Reproduce the listing word for word, leaving every picture behind.
▬▬▬▬▬▬▬▬▬▬
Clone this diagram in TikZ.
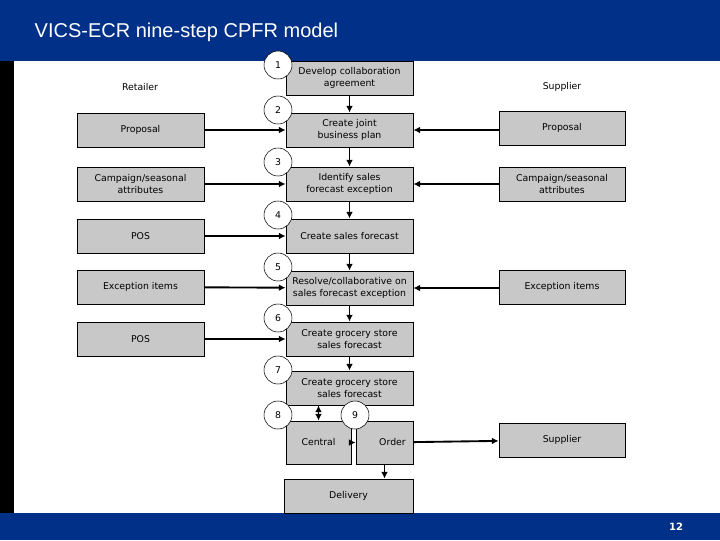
\documentclass[tikz,border=0pt]{standalone}
\usepackage{fontspec}
\setmainfont{DejaVu Sans}
\newfontfamily\titlefont{Liberation Sans}
\usetikzlibrary{arrows.meta}
\definecolor{bar}{HTML}{003087}
\definecolor{boxg}{HTML}{C8C8C8}
\begin{document}
\begin{tikzpicture}[x=0.75pt,y=-0.75pt,
  box/.style={draw=black,fill=boxg,line width=0.6pt,inner sep=0,align=center,font=\fontsize{7}{8.5}\selectfont},
  num/.style={circle,draw=black,fill=white,minimum size=28*0.75pt,inner sep=0,font=\fontsize{7}{8}\selectfont},
  lbl/.style={font=\fontsize{7}{8.5}\selectfont,align=center},
  arr/.style={-{Latex[length=5pt,width=5pt]},line width=1.4pt}]
\useasboundingbox (0,0) rectangle (720,540);
\fill[white] (0,0) rectangle (720,540);
\fill[bar] (0,0) rectangle (720,61);
\fill[black] (0,61) rectangle (14,513);
\fill[bar] (0,513) rectangle (720,540);
\node[anchor=west,text=white,font=\titlefont\fontsize{15}{18}\selectfont] (title) at (30,32) {VICS-ECR nine-step CPFR model};
\node[text=white,font=\bfseries\fontsize{7.5}{9}\selectfont] (page) at (676,527) {12};
% central boxes
\newcommand{\cbox}[4]{\node[box,minimum width=127*0.75pt,minimum height=34*0.75pt] (#1) at (349.5,#2) {#3};}
\cbox{b1}{78}{Develop collaboration\\agreement}{}
\cbox{b2}{130}{Create joint\\business plan}{}
\cbox{b3}{184}{Identify sales\\forecast exception}{}
\cbox{b4}{236}{Create sales forecast}{}
\cbox{b5}{288}{Resolve/collaborative on\\sales forecast exception}{}
\cbox{b6}{339}{Create grocery store\\sales forecast}{}
\cbox{b7}{388}{Create grocery store\\sales forecast}{}
\node[box,minimum width=65*0.75pt,minimum height=43*0.75pt] (central) at (318.5,442.5) {Central};
\node[box,minimum width=57*0.75pt,minimum height=43*0.75pt] (order) at (384.5,442.5) {\hspace*{12pt}Order};
\node[box,minimum width=129*0.75pt,minimum height=34*0.75pt] (delivery) at (348.5,496) {Delivery};
% left boxes
\newcommand{\lbox}[3]{\node[box,minimum width=127*0.75pt,minimum height=34*0.75pt] (#1) at (140.5,#2) {#3};}
\lbox{l2}{130}{Proposal}
\lbox{l3}{184}{Campaign/seasonal\\attributes}
\lbox{l4}{236}{POS}
\lbox{l5}{287}{Exception items}
\lbox{l6}{339}{POS}
\newcommand{\rbox}[3]{\node[box,minimum width=126*0.75pt,minimum height=34*0.75pt] (#1) at (562,#2) {#3};}
\rbox{r2}{128}{Proposal}
\rbox{r3}{184}{Campaign/seasonal\\attributes}
\rbox{r5}{287}{Exception items}
\rbox{r9}{440}{Supplier}
\node[lbl] (retailer) at (140,87) {Retailer};
\node[lbl] (supplier) at (562,87) {Supplier};
% arrows
\draw[arr] (b1) -- (b2);
\draw[arr] (b2) -- (b3);
\draw[arr] (b3) -- (b4);
\draw[arr] (b4) -- (b5);
\draw[arr] (b5) -- (b6);
\draw[arr] (b6) -- (b7);
\draw[arr] (b7.south -| central.north) ++(0,0) coordinate (c7) ;
\draw[arr] (c7) -- (central.north);
\draw[arr] (central) -- (order);
\draw[arr] (order) -- (r9);
\draw[arr] (order.south) -- (order.south |- delivery.north);
\foreach \i in {2,3,4,5,6} \draw[arr] (l\i) -- (b\i);
\foreach \i in {2,3,5} \draw[arr] (r\i.west |- b\i) -- (b\i);
% circles
\node[num] (n1) at (278,65) {1};
\node[num] (n2) at (278,110) {2};
\node[num] (n3) at (278,162) {3};
\node[num] (n4) at (278,215) {4};
\node[num] (n5) at (278,267) {5};
\node[num] (n6) at (278,318) {6};
\node[num] (n7) at (278,370) {7};
\node[num] (n8) at (278,415) {8};
\node[num] (n9) at (355,415) {9};
\end{tikzpicture}
\end{document}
▬▬▬▬▬▬▬▬▬▬
→ Answer to the task:
Clone this diagram in TikZ.
\documentclass[tikz,border=0pt]{standalone}
\usepackage{fontspec}
\setmainfont{DejaVu Sans}
\newfontfamily\titlefont{Liberation Sans}
\usetikzlibrary{arrows.meta}
\definecolor{bar}{HTML}{003087}
\definecolor{boxg}{HTML}{C8C8C8}
\begin{document}
\begin{tikzpicture}[x=0.75pt,y=-0.75pt,
  box/.style={draw=black,fill=boxg,line width=0.6pt,inner sep=0,align=center,font=\fontsize{7}{8.5}\selectfont},
  num/.style={circle,draw=black,fill=white,minimum size=28*0.75pt,inner sep=0,font=\fontsize{7}{8}\selectfont},
  lbl/.style={font=\fontsize{7}{8.5}\selectfont,align=center},
  arr/.style={-{Latex[length=5pt,width=5pt]},line width=1.4pt}]
\useasboundingbox (0,0) rectangle (720,540);
\fill[white] (0,0) rectangle (720,540);
\fill[bar] (0,0) rectangle (720,61);
\fill[black] (0,61) rectangle (14,513);
\fill[bar] (0,513) rectangle (720,540);
\node[anchor=west,text=white,font=\titlefont\fontsize{15}{18}\selectfont] (title) at (30,32) {VICS-ECR nine-step CPFR model};
\node[text=white,font=\bfseries\fontsize{7.5}{9}\selectfont] (page) at (676,527) {12};
% central boxes
\newcommand{\cbox}[4]{\node[box,minimum width=127*0.75pt,minimum height=34*0.75pt] (#1) at (349.5,#2) {#3};}
\cbox{b1}{78}{Develop collaboration\\agreement}{}
\cbox{b2}{130}{Create joint\\business plan}{}
\cbox{b3}{184}{Identify sales\\forecast exception}{}
\cbox{b4}{236}{Create sales forecast}{}
\cbox{b5}{288}{Resolve/collaborative on\\sales forecast exception}{}
\cbox{b6}{339}{Create grocery store\\sales forecast}{}
\cbox{b7}{388}{Create grocery store\\sales forecast}{}
\node[box,minimum width=65*0.75pt,minimum height=43*0.75pt] (central) at (318.5,442.5) {Central};
\node[box,minimum width=57*0.75pt,minimum height=43*0.75pt] (order) at (384.5,442.5) {\hspace*{12pt}Order};
\node[box,minimum width=129*0.75pt,minimum height=34*0.75pt] (delivery) at (348.5,496) {Delivery};
% left boxes
\newcommand{\lbox}[3]{\node[box,minimum width=127*0.75pt,minimum height=34*0.75pt] (#1) at (140.5,#2) {#3};}
\lbox{l2}{130}{Proposal}
\lbox{l3}{184}{Campaign/seasonal\\attributes}
\lbox{l4}{236}{POS}
\lbox{l5}{287}{Exception items}
\lbox{l6}{339}{POS}
\newcommand{\rbox}[3]{\node[box,minimum width=126*0.75pt,minimum height=34*0.75pt] (#1) at (562,#2) {#3};}
\rbox{r2}{128}{Proposal}
\rbox{r3}{184}{Campaign/seasonal\\attributes}
\rbox{r5}{287}{Exception items}
\rbox{r9}{440}{Supplier}
\node[lbl] (retailer) at (140,87) {Retailer};
\node[lbl] (supplier) at (562,87) {Supplier};
% arrows
\draw[arr] (b1) -- (b2);
\draw[arr] (b2) -- (b3);
\draw[arr] (b3) -- (b4);
\draw[arr] (b4) -- (b5);
\draw[arr] (b5) -- (b6);
\draw[arr] (b6) -- (b7);
\draw[arr] (b7.south -| central.north) ++(0,0) coordinate (c7) ;
\draw[arr] (c7) -- (central.north);
\draw[arr] (central) -- (order);
\draw[arr] (order) -- (r9);
\draw[arr] (order.south) -- (order.south |- delivery.north);
\foreach \i in {2,3,4,5,6} \draw[arr] (l\i) -- (b\i);
\foreach \i in {2,3,5} \draw[arr] (r\i.west |- b\i) -- (b\i);
% circles
\node[num] (n1) at (278,65) {1};
\node[num] (n2) at (278,110) {2};
\node[num] (n3) at (278,162) {3};
\node[num] (n4) at (278,215) {4};
\node[num] (n5) at (278,267) {5};
\node[num] (n6) at (278,318) {6};
\node[num] (n7) at (278,370) {7};
\node[num] (n8) at (278,415) {8};
\node[num] (n9) at (355,415) {9};
\end{tikzpicture}
\end{document}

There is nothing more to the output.